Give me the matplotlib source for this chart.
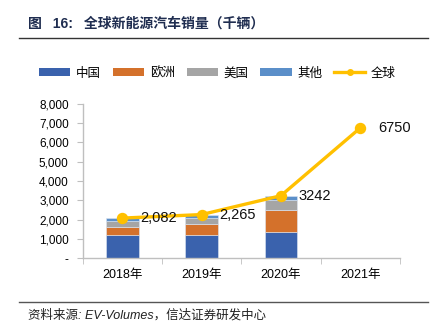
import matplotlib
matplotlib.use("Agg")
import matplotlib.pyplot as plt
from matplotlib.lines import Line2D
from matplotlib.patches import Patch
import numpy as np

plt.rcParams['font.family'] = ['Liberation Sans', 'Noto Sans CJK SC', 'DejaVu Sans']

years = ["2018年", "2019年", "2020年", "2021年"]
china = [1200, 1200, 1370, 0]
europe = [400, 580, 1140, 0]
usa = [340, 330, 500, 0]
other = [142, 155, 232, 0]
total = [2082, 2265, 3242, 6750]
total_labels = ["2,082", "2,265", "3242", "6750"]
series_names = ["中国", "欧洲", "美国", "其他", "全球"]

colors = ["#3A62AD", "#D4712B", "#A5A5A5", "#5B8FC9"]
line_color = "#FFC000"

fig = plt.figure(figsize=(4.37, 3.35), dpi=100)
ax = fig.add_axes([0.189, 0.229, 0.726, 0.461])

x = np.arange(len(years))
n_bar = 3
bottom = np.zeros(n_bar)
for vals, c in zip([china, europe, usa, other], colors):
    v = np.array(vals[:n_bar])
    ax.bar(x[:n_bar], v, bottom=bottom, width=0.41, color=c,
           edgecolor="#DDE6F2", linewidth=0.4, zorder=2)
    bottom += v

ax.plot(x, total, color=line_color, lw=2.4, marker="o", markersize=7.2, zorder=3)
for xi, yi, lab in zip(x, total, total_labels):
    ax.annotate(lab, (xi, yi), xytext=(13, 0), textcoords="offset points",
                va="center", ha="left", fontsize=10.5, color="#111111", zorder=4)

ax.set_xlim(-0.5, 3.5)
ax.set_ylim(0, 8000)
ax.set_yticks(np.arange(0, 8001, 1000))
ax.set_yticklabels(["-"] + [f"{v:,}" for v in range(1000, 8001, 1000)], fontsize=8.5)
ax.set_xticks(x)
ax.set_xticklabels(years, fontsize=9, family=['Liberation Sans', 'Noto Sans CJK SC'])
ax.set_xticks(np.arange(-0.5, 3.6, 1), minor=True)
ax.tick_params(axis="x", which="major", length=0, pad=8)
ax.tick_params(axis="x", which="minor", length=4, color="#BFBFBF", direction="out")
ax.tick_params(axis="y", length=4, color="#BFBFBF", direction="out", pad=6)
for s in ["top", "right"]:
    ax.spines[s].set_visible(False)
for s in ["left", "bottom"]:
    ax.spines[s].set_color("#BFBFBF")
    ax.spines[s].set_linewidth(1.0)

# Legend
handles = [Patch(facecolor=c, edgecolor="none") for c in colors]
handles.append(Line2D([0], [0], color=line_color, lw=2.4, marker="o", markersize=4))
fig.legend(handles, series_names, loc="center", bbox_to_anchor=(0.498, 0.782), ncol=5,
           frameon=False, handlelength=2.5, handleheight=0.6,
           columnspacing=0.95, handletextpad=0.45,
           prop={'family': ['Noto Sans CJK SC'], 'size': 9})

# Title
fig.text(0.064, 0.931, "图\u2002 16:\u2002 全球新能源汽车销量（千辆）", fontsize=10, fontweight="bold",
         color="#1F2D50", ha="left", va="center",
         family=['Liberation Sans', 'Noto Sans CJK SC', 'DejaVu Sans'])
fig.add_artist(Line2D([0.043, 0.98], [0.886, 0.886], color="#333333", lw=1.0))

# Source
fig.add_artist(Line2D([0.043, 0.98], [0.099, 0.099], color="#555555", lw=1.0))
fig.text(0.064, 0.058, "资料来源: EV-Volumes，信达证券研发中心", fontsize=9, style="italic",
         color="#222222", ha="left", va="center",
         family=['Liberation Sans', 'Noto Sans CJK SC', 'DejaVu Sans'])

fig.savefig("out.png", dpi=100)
################
**Goal of the exercise**
Exactly reproduce the run of lines from the start of the listing through the line with "import numpy as np", inclusive; pictures are not copied.

**Task answer**
Give me the matplotlib source for this chart.
import matplotlib
matplotlib.use("Agg")
import matplotlib.pyplot as plt
from matplotlib.lines import Line2D
from matplotlib.patches import Patch
import numpy as np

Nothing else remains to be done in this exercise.